According to legend, a distinct nuba once existed for every day, holiday and other event, though only thirteen remain. Partway through a nuba, an improvisational section was played in the maqam of the following day to ready the audience for the next performance.

===History===

The earliest roots of the Malouf can be traced to a court musician from Baghdad named Ziryab. He was expelled from the city in 830, and traveled west, stopping finally at Kairouan, the first Muslim city of great power in Africa. The city was a center for North African (Maghebian) culture and was the capital of the Aghlabite dynasty. Ziryab crossed the Maghreb and then entered Cordoba during a period of cultural innovation among the diverse inhabitants of the region. He became a court musician again and used influences from the local area, the Maghreb, and his native Middle East to form a distinctively Andalusian style.

Beginning in the 13th century, Muslims fleeing persecution by Christians in what is now Spain and Portugal settled in cities across North Africa, including Tunis, bringing with them their music. Tunisian Malouf, and its closely related cousin in Libya, were later influenced by Ottoman music. This process peaked in the middle of the 18th century, when the Bey of Tunisia, Muhammad al-Rashid, a musician, used Turkish-style instrumental compositions in his work and firmly set the structure of the Nuba. Though his system has evolved considerably, most of the instrumental sections of modern nubat are derived from al-Rashid.

After the fall of the Ottoman Empire, Tunisia became a French protectorate and the declining Malouf was revitalized. Baron Rodolphe d'Erlanger, a French-naturalized Bavarian living near Tunis, commission a collection of ancient works, working with Ali al-Darwish of Aleppo. Al-Darwish and d'Erlanger's pioneering study of Tunisian music was presented at the International Congress of Arabic Music, held in 1932. Baron Rodolphe d'Erlanger died only a few months after the congress, which revolutionized Arab music across the world. In Tunisia, the meeting inspired The Rachidia, which was formed in 1934 to preserve the malouf. The Rachidia undertook some alterations, revising lyrics that were considered profane, and also constructed two performance spaces in the old city of Tunis. The institute also helped to transition Malouf from being performed by folk ensembles with only a few instruments (including 'ud, tar, darbuka, rabab and bendir) to symphonic pieces inspired by Western classical music and Egyptian ensembles.
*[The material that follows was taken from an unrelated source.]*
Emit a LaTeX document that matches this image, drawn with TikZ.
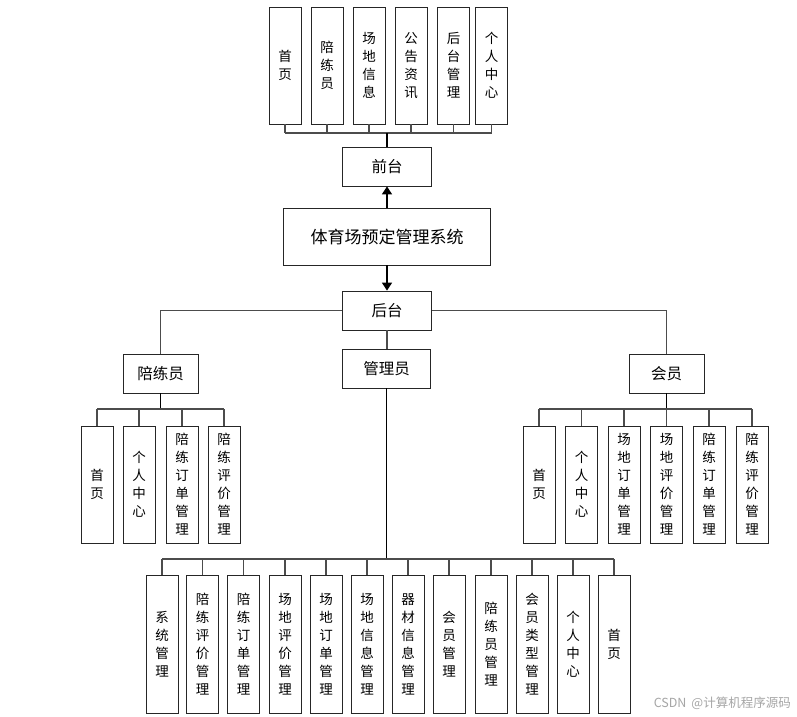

The most influential such orchestra was called the Rashidiyya Orchestra, led by violinist Muhammad Triki. Rashidiyya Orchestra used a large chorus as well as contrabass, cello, violin, nay, qanun, and 'ud sharqi, and followed the developing rules of Arab musical theory and notation. The thirteen surviving nubat were created during this time, distilled from the highly divergent folk forms still in use. Western musical notation was used; along with the popularization of recorded music, the use of improvisation quickly declined. These changes helped to popularize Malouf, though not without critics and gave the music a reputation as classical art music.
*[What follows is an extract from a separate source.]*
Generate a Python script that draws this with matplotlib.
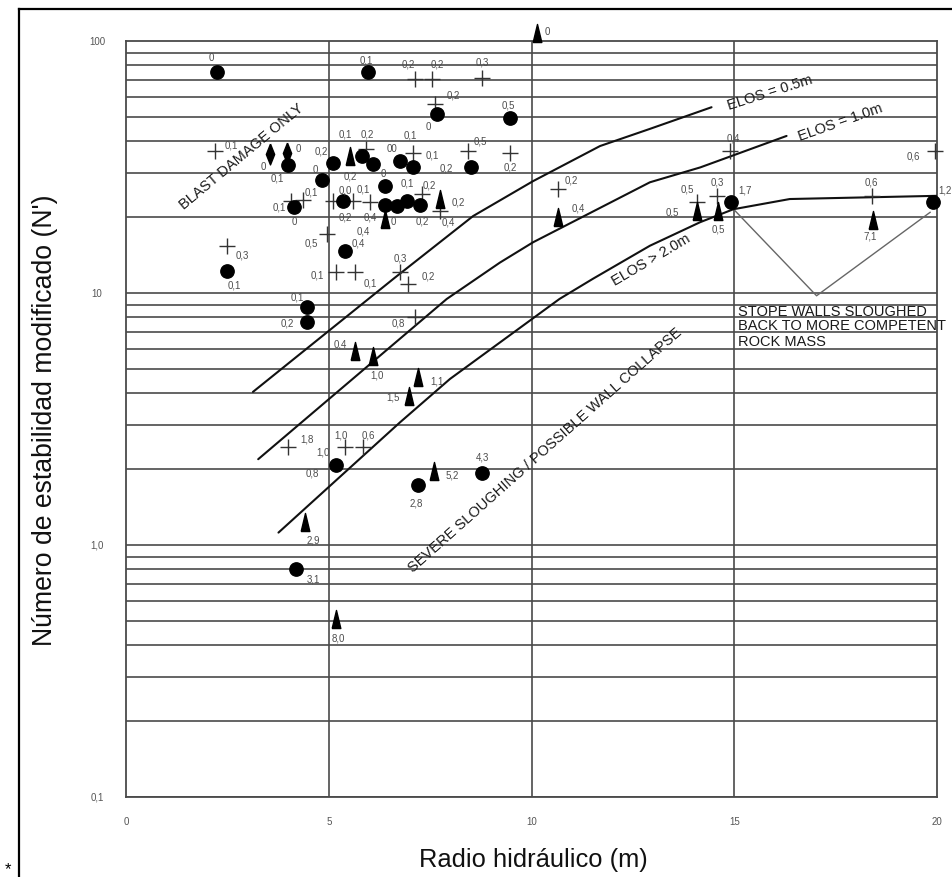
import matplotlib
matplotlib.use("Agg")
import matplotlib.pyplot as plt
from matplotlib.lines import Line2D

plt.rcParams['font.family'] = ['Liberation Sans', 'DejaVu Sans']

# ---- case histories: hydraulic radius (m), modified stability number N', dilution label ----
circle_x = [2.24, 5.97, 7.67, 9.47, 3.99, 4.15, 4.83, 5.10, 5.82, 6.09, 6.76, 7.09, 8.52,
            6.39, 5.36, 6.39, 6.68, 6.92, 7.25, 4.46, 4.46, 5.40, 2.50, 5.19, 7.21, 8.79,
            4.19, 14.93, 19.91]
circle_n = [75.3, 75.0, 51.3, 49.4, 32.2, 22.0, 28.1, 32.7, 35.0, 32.5, 33.5, 31.5, 31.5,
            26.7, 23.1, 22.4, 22.2, 23.1, 22.4, 8.77, 7.65, 14.7, 12.2, 2.07, 1.73, 1.93,
            0.804, 22.9, 22.9]
circle_lbl = ["0", "0,1", "0", "0,5", "0,1", "0", "0", "0,2", "0,1", "", "00", "0,1", "0,2",
              "0", "0,0", "", "0", "0,1", "0,2", "0,1", "0,2", "0,4", "0,1", "0,8", "2,8", "4,3",
              "3,1", "1,7", "1,2"]

cross_x = [2.19, 2.48, 7.13, 7.54, 8.77, 7.62, 7.09, 8.44, 9.47, 10.66, 5.93, 4.08, 4.37,
           5.11, 5.60, 6.02, 7.29, 4.95, 5.19, 5.65, 6.76, 6.96, 7.13, 4.00, 5.40, 5.85,
           14.90, 19.95, 14.57, 18.39, 14.07, 7.74]
cross_n = [36.7, 15.4, 70.6, 70.6, 71.6, 56.2, 36.1, 36.7, 36.1, 25.9, 37.3, 23.2, 23.4,
           23.2, 23.2, 23.0, 24.7, 17.1, 12.1, 12.1, 12.1, 10.9, 8.02, 2.44, 2.44, 2.44,
           36.7, 36.7, 24.3, 24.3, 23.0, 21.1]
cross_lbl = ["0,1", "0,3", "0,2", "0,2", "0,3", "0,2", "0,1", "0,5", "0,2", "0,2", "0,2", "0,1",
             "0,1", "", "0,1", "0,4", "0,2", "0,5", "0,1", "0,1", "0,3", "0,2", "0,8", "1,8",
             "1,0", "0,6", "0,4", "0,6", "0,3", "0,6", "0,5", "0,4"]

tri_x = [10.13, 10.66, 14.07, 14.61, 18.43, 5.65, 6.10, 7.21, 6.99, 7.60, 4.41, 5.18,
         5.52, 6.39, 7.74]
tri_n = [107.6, 20.0, 21.1, 21.2, 19.4, 5.90, 5.64, 4.63, 3.89, 1.97, 1.23, 0.508,
         35.0, 19.7, 23.6]
tri_lbl = ["0", "0,4", "0,5", "0,5", "7,1", "0,4", "1,0", "1,1", "1,5", "5,2", "2,9", "8,0",
           "0,2", "0,4", "0,2"]

diamond_x = [3.55, 3.96]
diamond_n = [35.6, 36.0]
diamond_lbl = ["0", "0"]

# labels drawn on their own
extra_lbl = ["0,2", "1,0"]
extra_x = [5.40, 4.86]
extra_n = [20.1, 2.34]

# ---- design curves (equivalent linear overbreak/slough) ----
elos05_x = [3.13, 6.60, 8.56, 10.04, 11.69, 12.92, 14.44]
elos05_n = [4.05, 11.4, 20.2, 27.8, 38.3, 44.8, 54.6]
elos10_x = [3.26, 7.91, 9.22, 10.04, 12.92, 14.16, 16.29]
elos10_n = [2.19, 9.47, 13.2, 15.9, 27.5, 31.5, 42.0]
elos20_x = [3.76, 6.76, 7.99, 10.69, 11.52, 12.92, 14.16, 14.98, 16.37, 20.0]
elos20_n = [1.12, 3.07, 4.56, 9.47, 11.4, 15.4, 19.1, 21.5, 23.6, 24.3]
vee_x = [15.02, 17.03, 19.83]
vee_n = [21.2, 9.75, 20.9]

x_ticks = [0, 5, 10, 15, 20]
x_tick_lbl = ["0", "5", "10", "15", "20"]
y_ticks = [0.1, 1.0, 10, 100]
y_tick_lbl = ["0,1", "1,0", "10", "100"]

# ---- label offsets in pixels (dx, dy) ----
circle_off = [(-6, 15), (-2, 13), (-9, -12), (-2, 14), (-10, -12), (0, -14), (-7, 11), (-11, 13),
              (-17, 22), (0, 0), (-8, 13), (19, 13), (-25, 0), (-2, 13), (2, 12), (0, 0),
              (-4, -15), (1, 19), (2, -16), (-10, 11), (-20, 0), (13, 8), (7, -13), (-24, -7),
              (-2, -17), (0, 17), (17, -10), (14, 13), (12, 13)]
cross_off = [(17, 6), (16, -9), (-7, 16), (6, 16), (1, 16), (18, 10), (-3, 18), (12, 10), (0, -14),
             (13, 9), (1, 15), (-12, -6), (8, 8), (0, 0), (10, 12), (0, -15), (8, 10), (-15, -8),
             (-19, -2), (15, -10), (0, 15), (20, 8), (-17, -5), (19, 9), (-4, 13), (5, 13),
             (3, 13), (-22, -5), (0, 14), (0, 14), (-9, 13), (8, -10)]
tri_off = [(11, 2), (20, 10), (-24, 0), (0, -18), (-3, -15), (-15, 7), (4, -19), (19, -3),
           (-16, 0), (18, -4), (8, -17), (2, -18), (0, -20), (-22, -12), (18, -2)]
diamond_off = [(-7, -12), (12, 5)]

W, H = 953, 878
fig = plt.figure(figsize=(W / 100, H / 100), dpi=100)
ax = fig.add_axes([126 / W, (H - 798) / H, (937 - 126) / W, (798 - 42) / H])
ax.set_xlim(0, 20)
ax.set_yscale('log')
ax.set_ylim(0.1, 100)
ax.set_xticks([])
ax.set_yticks([])
ax.minorticks_off()
grid_c = '#4a4a4a'
for s in ax.spines.values():
    s.set_color(grid_c)
    s.set_linewidth(1.3)

for dec in [0.1, 1, 10]:
    for k in range(1, 10):
        ax.axhline(k * dec, color=grid_c, lw=1.2, zorder=1)
for xv in [5, 10, 15]:
    ax.axvline(xv, color=grid_c, lw=1.2, zorder=1)

tick_font = dict(fontsize=7, color='#555555', ha='center', va='center',
                 family=['Liberation Sans Narrow', 'Liberation Sans', 'DejaVu Sans'])
for xv, t in zip(x_ticks, x_tick_lbl):
    ax.annotate(t, xy=(xv, 0), xycoords=('data', 'axes fraction'), xytext=(0, -24),
                textcoords='offset pixels', annotation_clip=False, **tick_font)
for yv, t in zip(y_ticks, y_tick_lbl):
    ax.annotate(t, xy=(0, yv), xycoords=('axes fraction', 'data'), xytext=(-29, 0),
                textcoords='offset pixels', annotation_clip=False, **tick_font)

# curves
for cx, cn in [(elos05_x, elos05_n), (elos10_x, elos10_n), (elos20_x, elos20_n)]:
    ax.plot(cx, cn, color='#111111', lw=1.5, zorder=3, solid_capstyle='round')
ax.plot(vee_x, vee_n, color='#666666', lw=1.0, zorder=3)

# markers
tri_marker = [(-0.24, -0.5), (0.24, -0.5), (0.0, 0.5), (-0.24, -0.5)]
dia_marker = [(0.0, 0.5), (0.2, 0.0), (0.0, -0.5), (-0.2, 0.0), (0.0, 0.5)]
ax.plot(cross_x, cross_n, ls='none', marker='+', ms=12, mew=1.0, color='#333333',
        zorder=4, clip_on=False)
ax.plot(circle_x, circle_n, ls='none', marker='o', ms=9.6, color='black', zorder=5,
        clip_on=False)
ax.plot(tri_x, tri_n, ls='none', marker=tri_marker, ms=13, color='black', zorder=5,
        clip_on=False)
ax.plot(diamond_x, diamond_n, ls='none', marker=dia_marker, ms=15, color='black', zorder=5,
        clip_on=False)

lab_font = dict(fontsize=7, color='#4d4d4d', ha='center', va='center',
                family=['Liberation Sans Narrow', 'Liberation Sans', 'DejaVu Sans'])
for xs, ns, ls_, offs in [(circle_x, circle_n, circle_lbl, circle_off),
                          (cross_x, cross_n, cross_lbl, cross_off),
                          (tri_x, tri_n, tri_lbl, tri_off),
                          (diamond_x, diamond_n, diamond_lbl, diamond_off)]:
    for xv, nv, t, (dx, dy) in zip(xs, ns, ls_, offs):
        if t:
            ax.annotate(t, xy=(xv, nv), xytext=(dx, dy), textcoords='offset pixels',
                        annotation_clip=False, zorder=6, **lab_font)
for t, xv, nv in zip(extra_lbl, extra_x, extra_n):
    ax.text(xv, nv, t, zorder=6, **lab_font)

# zone annotations
note = dict(fontsize=10.5, color='#1a1a1a', ha='center', va='center',
            rotation_mode='anchor', zorder=6)
ax.text(2.84, 35.0, "BLAST DAMAGE ONLY", rotation=39.8, **note)
ax.text(15.88, 62.8, "ELOS = 0.5m", rotation=17.6, **note)
ax.text(17.61, 47.7, "ELOS = 1.0m", rotation=19.4, **note)
ax.text(12.95, 13.6, "ELOS > 2.0m", rotation=30.5, **note)
ax.text(10.33, 2.40, "SEVERE SLOUGHING / POSSIBLE WALL COLLAPSE", rotation=41.6, **note)
for t, nv in [("STOPE WALLS SLOUGHED", 8.49), ("BACK TO MORE COMPETENT", 7.47),
              ("ROCK MASS", 6.45)]:
    ax.text(15.09, nv, t, fontsize=10.5, color='#1a1a1a', ha='left', va='center', zorder=6,
            clip_on=False)

fig.text(45 / W, 1 - 420 / H, "Número de estabilidad modificado (N')", rotation=90,
         ha='center', va='center', fontsize=19.2, color='#111111')
fig.text(533 / W, 1 - 860 / H, "Radio hidráulico (m)", ha='center', va='center',
         fontsize=18.4, color='#111111')

fig.add_artist(Line2D([19 / W, 19 / W], [0, 1 - 10 / H], transform=fig.transFigure,
                      color='black', lw=1.6))
fig.add_artist(Line2D([19 / W, 1], [1 - 10 / H, 1 - 10 / H], transform=fig.transFigure,
                      color='black', lw=1.6))
fig.text(8 / W, 1 - 870 / H, "*", fontsize=12, ha='center', va='center')

fig.savefig("out.png", dpi=100)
After Tunisian independence in 1957, the country's first president, Habib Bourguiba, promoted the Malouf, recognizing its unifying potential. The then-director of the Rashidiyya Orchestra, Salah el-Mahdi, wrote the Tunisian national anthem, and eventually also became the leader of the music department of the Ministry of Cultural Affairs. His musical theories became a major part of the Orchestra, as well as its successor, Institut Supérieur de Musique.

== Mezwed ==

Purely Tunisian music with pop Tunisian touch and Andalusi nubah cover. Most popular mezwed singers are Hedi Habbouba, Salah Farzit, Habib el Khal, Samir Loussif, Hedi Donia, Faouzi Ben Gamra, Zina Gasriniya, Fatma Bousseha, Nour Chiba. Mezwed, or mezoued, is both an instrument and genre of music. The instrument is like that of a bagpipe, although it is made with goat skin. The music mezwed is based around the instrument with singers and a darbouka beat. The more modernized version has more modern instruments with the Mezoued.

==Salhi==

Another authentic Tunisian genre, known as Salhi, can be heard on these tracks from 1931 , some of which are sung by Ibrahim Ben Hadj Ahmed, and others by another singer called Ben Sassi. The style may be related to Berber music, and is just as ancient and authentic as a facet of the (Tunisian) national identity.

== New genres in Tunisian music ==
New genres of music in Tunisia include Tunisian pop music, opera, electronic music, trip hop, hip hop, rap and metal music.

The most famous pop singers are Manel Amara, Sabri Mosbah, Ruka, Asma Othmani, Imen Mehrzi, Ghada Maatouk.

The most famous rap and hip hop singers are Balti, JenJoon, Samara, Tchiggy, Hedi L’artiste, Raf, Amriano, Badboy 7low, Joujma, L'arabe, Arslén, Ferr, A.L.A, Akram Mag, Kafon, GGA, Klay BBJ, K2 Rhym, Master Sina, Mohamed Amine Hamzaoui, Psyco-M, Bendir Man, Si Lemhaf, Artmasta.

The most famous electronic and trip hop singers are Emel Mathlouthi, Ghalia Benali.

The most famous opera singer is Hassen Doss.

There are a number of metal bands including Myrath, Persona, Cartagena and Nawather who all play Oriental Metal.